The Middle East has a very long tradition of using humor to bring down the powerful. Successful revolutions have hardly ever happened without political jokes and satire coming first. This is a converse of the Gandhian description of the powerful’s response to a people’s campaign: first they ignore you, then they laugh at you, then they attack you, then you win. When we are seeking to bring down autocracy, we begin by ignoring it and are awakened to the possibility of change by laughing at it, then we attack it (nonviolently, if we want the best chance of success), and then we win. According to Khalid Kishtainy:

"Napoleon, who refused to sleep with fat Egyptian women — considered by ordinary Egyptians to be the most desirable — became the target of jokes about his lack of virility and the effete nature of his troops. The French occupation of Egypt led to the development of an interesting expression of patriotism through sexuality. Ali Kaka, a doll with a monstrous penis, became a symbol of Egyptian ‘manhood,’ defying French domination. The dolls were popular gifts among Egyptians, and pastry shops produced Ali Kaka cakes for children. After a few months of this satirical sexual prelude, Egyptians rose up in a bloody revolt."

This passage and virtually every example of nonviolent revolt that I’ve mentioned all come from "Civilian Jihad," a wonderful book edited by Maria J. Stephan and published in 2009 with a photo of a 2005 protest in Cairo on the cover. In the book, Stephan makes this rather successful forecast:

"While experts debate the pros and cons of ‘go-slow’ approaches versus rapid movement toward democracy and justice in the region — with autocrats and their supporters generally preferring the former — people’s patience with the status quo appears to be wearing thin."

But when that patience is gone, should the approach be nonviolent or murderous?

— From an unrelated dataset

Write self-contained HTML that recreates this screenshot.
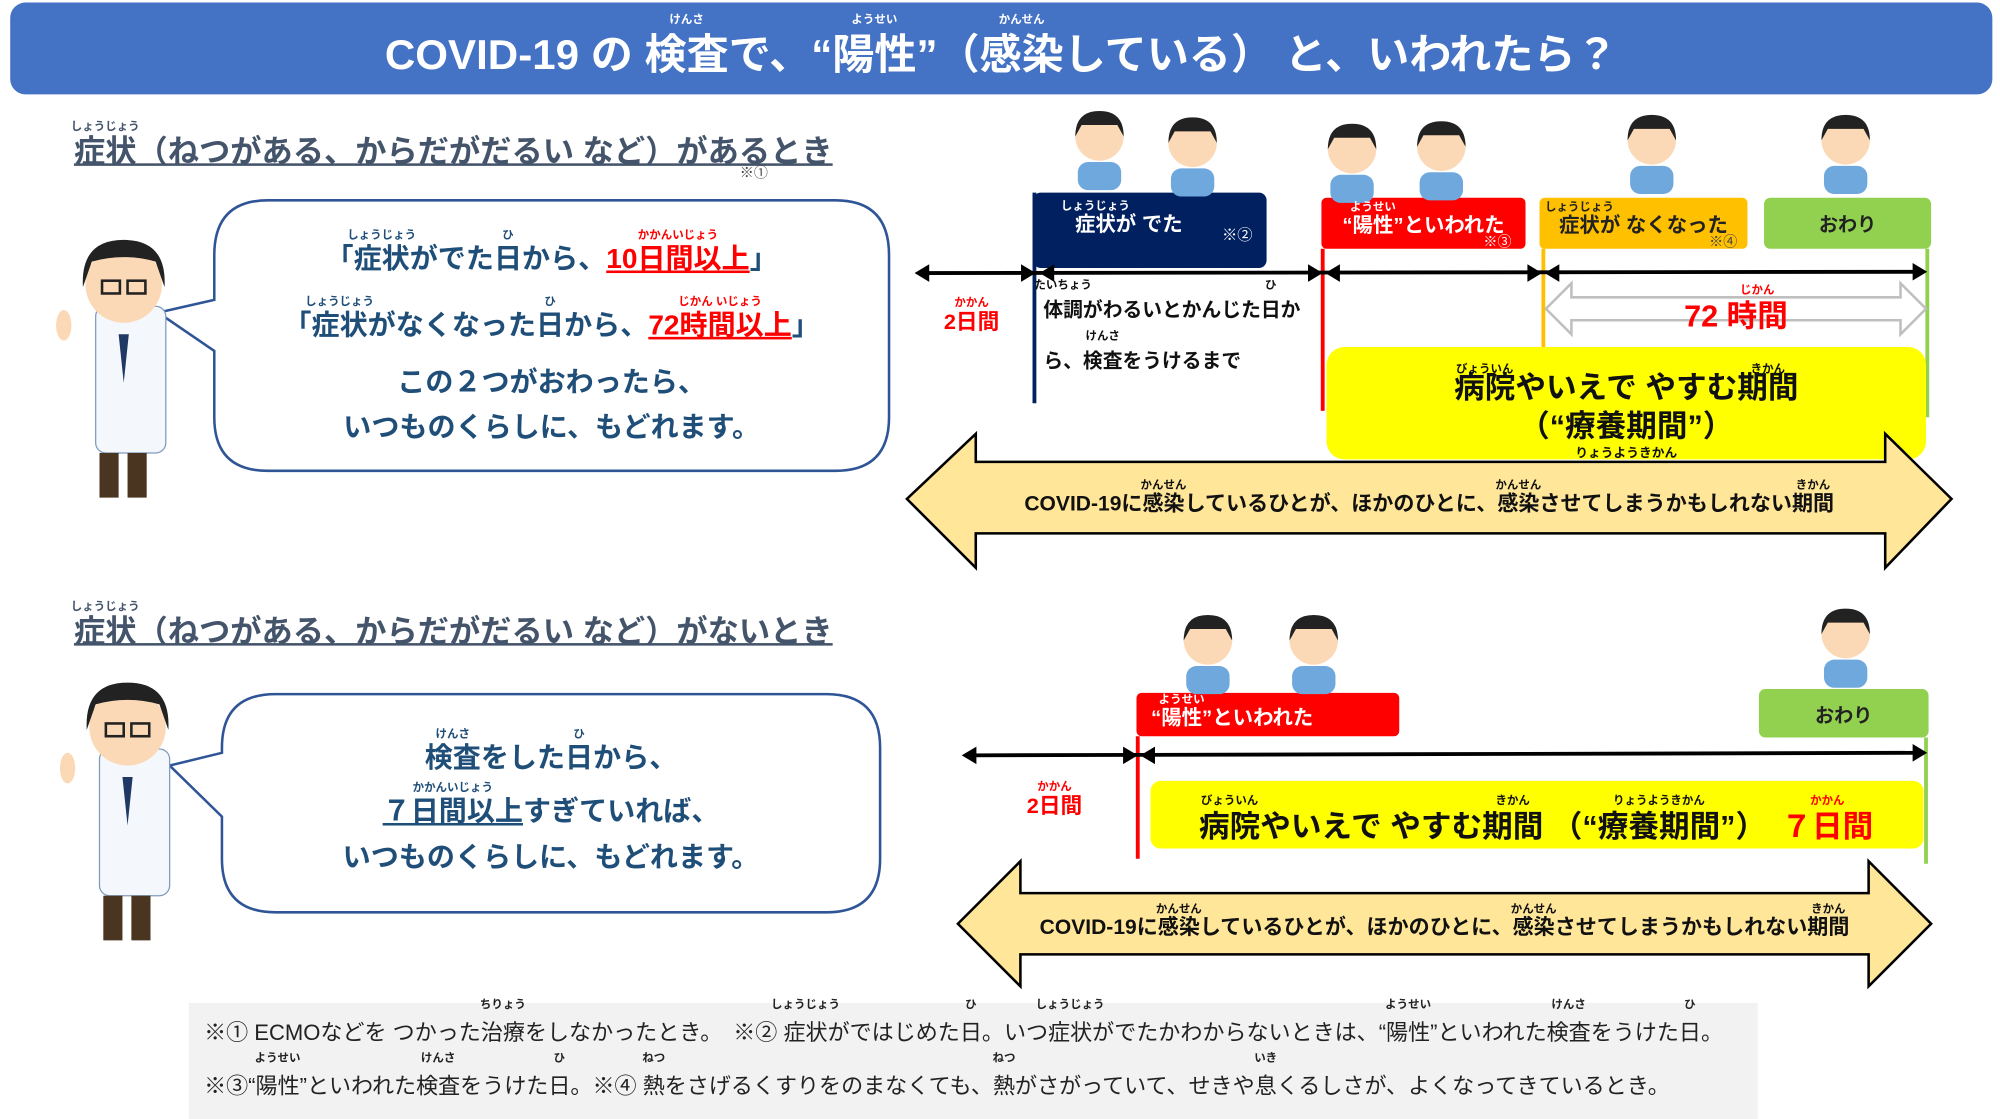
<!DOCTYPE html>
<html><head><meta charset="utf-8">
<style>
html,body{margin:0;padding:0;background:#fff;width:2000px;height:1119px;overflow:hidden}
#c{position:absolute;left:0;top:0;width:1568px;height:877px;transform:scale(1.27551,1.27594);transform-origin:0 0;font-family:"Liberation Sans","Noto Sans CJK JP",sans-serif;font-weight:bold}
.a{position:absolute;white-space:nowrap}
.r{position:relative;display:inline-block}
.r i{position:absolute;left:50%;transform:translateX(-50%);top:-0.6em;font-size:9px;font-style:normal;font-weight:bold;white-space:nowrap;line-height:1;text-decoration:none}
.bt{color:#1f4e79;font-size:22px;text-align:center}
.red{color:#f00;text-decoration:underline}
.h{color:#44546a;font-size:24.5px;text-decoration:underline;text-decoration-thickness:2px}
.h .r{text-decoration:underline;text-decoration-thickness:2px}
.lb{color:#fff;font-size:16px;text-align:center;border-radius:6px}
svg{position:absolute;left:0;top:0}
</style></head><body><div id="c">
<svg width="1568" height="877" viewBox="0 0 1568 877">
<defs>
<g id="doc"><rect x="75" y="240" width="55" height="115" rx="8" fill="#f4f8fc" stroke="#7f9cbf"/><rect x="78" y="355" width="15" height="35" fill="#4a3520"/><rect x="100" y="355" width="15" height="35" fill="#4a3520"/><circle cx="97" cy="223" r="30" fill="#fcd9b6"/><path d="M65 225 Q63 188 97 188 Q131 188 129 225 L122 205 Q97 198 72 205Z" fill="#222"/><rect x="80" y="220" width="14" height="10" fill="none" stroke="#222" stroke-width="2"/><rect x="100" y="220" width="14" height="10" fill="none" stroke="#222" stroke-width="2"/><path d="M93 262 L97 300 L101 262Z" fill="#1f3864"/><ellipse cx="50" cy="255" rx="6" ry="12" fill="#fcd9b6"/></g>
<g id="p"><rect x="-17" y="20" width="34" height="22" rx="8" fill="#6fa8dc"/><circle cx="0" cy="0" r="19" fill="#fcd9b6"/><path d="M-19 0 Q-19 -20 0 -20 Q19 -20 19 0 L14 -9 H-14Z" fill="#222"/></g>
</defs>
<rect x="8" y="2" width="1554" height="72" rx="12" fill="#4472c4"/>
<path d="M210 157 H655 Q697 157 697 200 V327 Q697 369 655 369 H210 Q168 369 168 327 V275 L124 245 L168 235 V200 Q168 157 210 157Z" fill="#fff" stroke="#2f5597" stroke-width="2"/>
<path d="M216 544 H648 Q690 544 690 586 V673 Q690 715 648 715 H216 Q174 715 174 673 V640 L133 600 L174 590 V586 Q174 544 216 544Z" fill="#fff" stroke="#2f5597" stroke-width="2"/>
<use href="#doc"/>
<use href="#doc" x="3" y="347"/>
<rect x="810" y="151" width="183" height="59" rx="6" fill="#002060"/>
<rect x="1036" y="155" width="160" height="40" rx="4" fill="#f00"/>
<rect x="1207" y="155" width="163" height="40" rx="4" fill="#ffc000"/>
<rect x="1383" y="155" width="131" height="40" rx="5" fill="#92d050"/>
<line x1="811" y1="151" x2="811" y2="316" stroke="#002060" stroke-width="3"/>
<line x1="1037" y1="195" x2="1037" y2="322" stroke="#f00" stroke-width="3"/>
<line x1="1210" y1="195" x2="1210" y2="272" stroke="#ffc000" stroke-width="3"/>
<line x1="1511" y1="195" x2="1511" y2="327" stroke="#92d050" stroke-width="3"/>
<g stroke="#000" stroke-width="3" fill="#000">
<line x1="720" y1="214" x2="1508" y2="213"/>
<path d="M718 214 l10 -6 v12z M811 214 l-10 -6 v12z M816 214 l10 -6 v12z M1036 214 l-10 -6 v12z M1040 214 l10 -6 v12z M1208 214 l-10 -6 v12z M1212 214 l10 -6 v12z M1510 213 l-10 -6 v12z" stroke-width="1"/>
</g>
<path d="M1212 242 L1232 222 V233 H1490 V222 L1510 242 L1490 262 V251 H1232 V262Z" fill="#fff" stroke="#bfbfbf" stroke-width="2"/>
<rect x="1040" y="272" width="470" height="88" rx="14" fill="#ff0"/>
<path d="M711 391 L765 340 V362 H1478 V340 L1530 391 L1478 445 V418 H765 V445Z" fill="#ffe699" stroke="#000" stroke-width="2"/>
<rect x="891" y="543" width="206" height="34" rx="4" fill="#f00"/>
<rect x="1379" y="540" width="133" height="38" rx="5" fill="#92d050"/>
<line x1="892" y1="577" x2="892" y2="673" stroke="#f00" stroke-width="3"/>
<line x1="1510" y1="578" x2="1510" y2="677" stroke="#92d050" stroke-width="3"/>
<g stroke="#000" fill="#000"><line x1="757" y1="592" x2="1508" y2="590" stroke-width="3"/>
<path d="M755 592 l10 -6 v12z M891 592 l-10 -6 v12z M895 592 l10 -6 v12z M1510 590 l-10 -6 v12z"/></g>
<rect x="902" y="612" width="606" height="53" rx="8" fill="#ff0"/>
<path d="M751 724 L800 675 V700 H1465 V675 L1514 724 L1465 773 V748 H800 V773Z" fill="#ffe699" stroke="#000" stroke-width="2"/>
<rect x="148" y="786" width="1230" height="91" fill="#f2f2f2"/>
<use href="#p" x="862" y="107"/><use href="#p" x="935" y="112"/><use href="#p" x="1060" y="117"/><use href="#p" x="1130" y="115"/>
<use href="#p" x="1295" y="110"/><use href="#p" x="1447" y="110"/>
<use href="#p" x="947" y="502"/><use href="#p" x="1030" y="502"/><use href="#p" x="1447" y="497"/>
</svg>
<div class="a" style="left:8px;top:16px;width:1554px;text-align:center;color:#fff;font-size:33px">COVID-19 の <span class="r">検査<i>けんさ</i></span>で、“<span class="r">陽性<i>ようせい</i></span>”（<span class="r">感染<i>かんせん</i></span>している） と、いわれたら？</div>
<div class="a h" style="left:58px;top:100px"><span class="r">症状<i>しょうじょう</i></span>（ねつがある、からだがだるい など）があるとき</div>
<div class="a" style="left:580px;top:127px;font-size:11px;color:#444;font-weight:normal">※①</div>
<div class="a bt" style="left:168px;top:185px;width:529px">「<span class="r">症状<i>しょうじょう</i></span>がでた<span class="r">日<i>ひ</i></span>から、<span class="red r">10日間以上<i>かかんいじょう</i></span>」</div>
<div class="a bt" style="left:168px;top:237px;width:529px">「<span class="r">症状<i>しょうじょう</i></span>がなくなった<span class="r">日<i>ひ</i></span>から、<span class="red r">72時間以上<i>じかん いじょう</i></span>」</div>
<div class="a bt" style="left:168px;top:282px;width:529px">この２つがおわったら、</div>
<div class="a bt" style="left:168px;top:317px;width:529px">いつものくらしに、もどれます。</div>
<div class="a lb" style="left:810px;top:162px;width:150px"><span class="r">症状<i>しょうじょう</i></span>が でた</div>
<div class="a" style="left:958px;top:175px;color:#fff;font-size:12px;font-weight:normal">※②</div>
<div class="a lb" style="left:1036px;top:163px;width:160px">“<span class="r">陽性<i>ようせい</i></span>”といわれた</div>
<div class="a" style="left:1163px;top:181px;color:#fff;font-size:11px;font-weight:normal">※③</div>
<div class="a lb" style="left:1207px;top:163px;width:163px;color:#222"><span class="r">症状<i>しょうじょう</i></span>が なくなった</div>
<div class="a" style="left:1340px;top:181px;color:#444;font-size:11px;font-weight:normal">※④</div>
<div class="a lb" style="left:1383px;top:165px;width:131px;color:#222;font-size:15px">おわり</div>
<div class="a" style="left:740px;top:238px;color:#f00;font-size:17px"><span class="r">2日間<i>かかん</i></span></div>
<div class="a" style="left:818px;top:224px;font-size:15.5px;line-height:40px;color:#111"><span class="r">体調<i>たいちょう</i></span>がわるいとかんじた<span class="r">日<i>ひ</i></span>か<br>ら、<span class="r">検査<i>けんさ</i></span>をうけるまで</div>
<div class="a" style="left:1212px;top:228px;width:298px;text-align:center;color:#f00;font-size:24px">72 <span class="r">時間<i>じかん</i></span></div>
<div class="a" style="left:1040px;top:290px;width:470px;text-align:center;font-size:24px;color:#111;line-height:30px"><span class="r">病院<i>びょういん</i></span>やいえで やすむ<span class="r">期間<i>きかん</i></span><br>（“療養期間”）</div>
<div class="a" style="left:1040px;top:346px;width:470px;text-align:center;font-size:10px;color:#111">りょうようきかん</div>
<div class="a" style="left:711px;top:381px;width:819px;text-align:center;font-size:16.5px;color:#111">COVID-19に<span class="r">感染<i>かんせん</i></span>しているひとが、ほかのひとに、<span class="r">感染<i>かんせん</i></span>させてしまうかもしれない<span class="r">期間<i>きかん</i></span></div>
<div class="a h" style="left:58px;top:476px"><span class="r">症状<i>しょうじょう</i></span>（ねつがある、からだがだるい など）がないとき</div>
<div class="a bt" style="left:174px;top:576px;width:516px"><span class="r">検査<i>けんさ</i></span>をした<span class="r">日<i>ひ</i></span>から、</div>
<div class="a bt" style="left:174px;top:618px;width:516px"><span class="r" style="text-decoration:underline">７日間以上<i>かかんいじょう</i></span>すぎていれば、</div>
<div class="a bt" style="left:174px;top:654px;width:516px">いつものくらしに、もどれます。</div>
<div class="a lb" style="left:891px;top:549px;width:150px">“<span class="r">陽性<i>ようせい</i></span>”といわれた</div>
<div class="a lb" style="left:1379px;top:550px;width:133px;color:#222;font-size:15px">おわり</div>
<div class="a" style="left:805px;top:617px;color:#f00;font-size:17px"><span class="r">2日間<i>かかん</i></span></div>
<div class="a" style="left:940px;top:628px;font-size:24px;color:#111"><span class="r">病院<i>びょういん</i></span>やいえで やすむ<span class="r">期間<i>きかん</i></span> （“<span class="r">療養期間<i>りょうようきかん</i></span>”）　<span class="r" style="color:#f00">７日間<i>かかん</i></span></div>
<div class="a" style="left:751px;top:713px;width:763px;text-align:center;font-size:16.5px;color:#111">COVID-19に<span class="r">感染<i>かんせん</i></span>しているひとが、ほかのひとに、<span class="r">感染<i>かんせん</i></span>させてしまうかもしれない<span class="r">期間<i>きかん</i></span></div>
<div class="a" style="left:160px;top:788px;font-size:17.3px;font-weight:normal;color:#222;line-height:42px">※① ECMOなどを つかった<span class="r">治療<i>ちりょう</i></span>をしなかったとき。　※② <span class="r">症状<i>しょうじょう</i></span>がではじめた<span class="r">日<i>ひ</i></span>。いつ<span class="r">症状<i>しょうじょう</i></span>がでたかわからないときは、“<span class="r">陽性<i>ようせい</i></span>”といわれた<span class="r">検査<i>けんさ</i></span>をうけた<span class="r">日<i>ひ</i></span>。<br>※③“<span class="r">陽性<i>ようせい</i></span>”といわれた<span class="r">検査<i>けんさ</i></span>をうけた<span class="r">日<i>ひ</i></span>。※④ <span class="r">熱<i>ねつ</i></span>をさげるくすりをのまなくても、<span class="r">熱<i>ねつ</i></span>がさがっていて、せきや<span class="r">息<i>いき</i></span>くるしさが、よくなってきているとき。</div>
</div></body></html>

Stephan reviews world history to justify her answer. She cites a Freedom House study from 2005 that found that 50 of 67 transitions away from authoritarianism between 1972 and 2005 were driven by bottom-up civic movements, while armed revolutions and insurgencies had very little success. Another study, co-authored by Stephan, looked at 323 violent and nonviolent resistance campaigns from 1900 to 2006 and found a 26 percent success rate for armed insurgencies but a 51 percent success rate for nonviolent action. In the understatement of the decade, Stephan put these words on the first page of the book:

"The views presented in this book do not reflect those of the U.S. government."

However, the U.S. people is another story altogether. A terrific essay included in "Civilian Jihad" by Rami G. Khouri compares Middle Eastern nonviolence with the U.S. civil rights movement:

"The conditions for Arabs and Muslims in the Middle East today do not correspond exactly with those of African Americans in the United States, and the tactics they use sometimes vary because of these differing circumstances. That said, however, the underlying sentiments and motivations among Arabs are the same: a desire to assert their humanity and demand recognition of their civic rights from their government. To achieve this, they are willing to brave death, in order to affirm life; to fight powerful overlords, in order to overcome their own powerlessness and vulnerability; and to stand up and risk repression, rather than remain on their knees."

Someday, perhaps they will say, together even with U.S. atheists like me:

Free at last! Free at last! Allahu Akbar, We are free at last!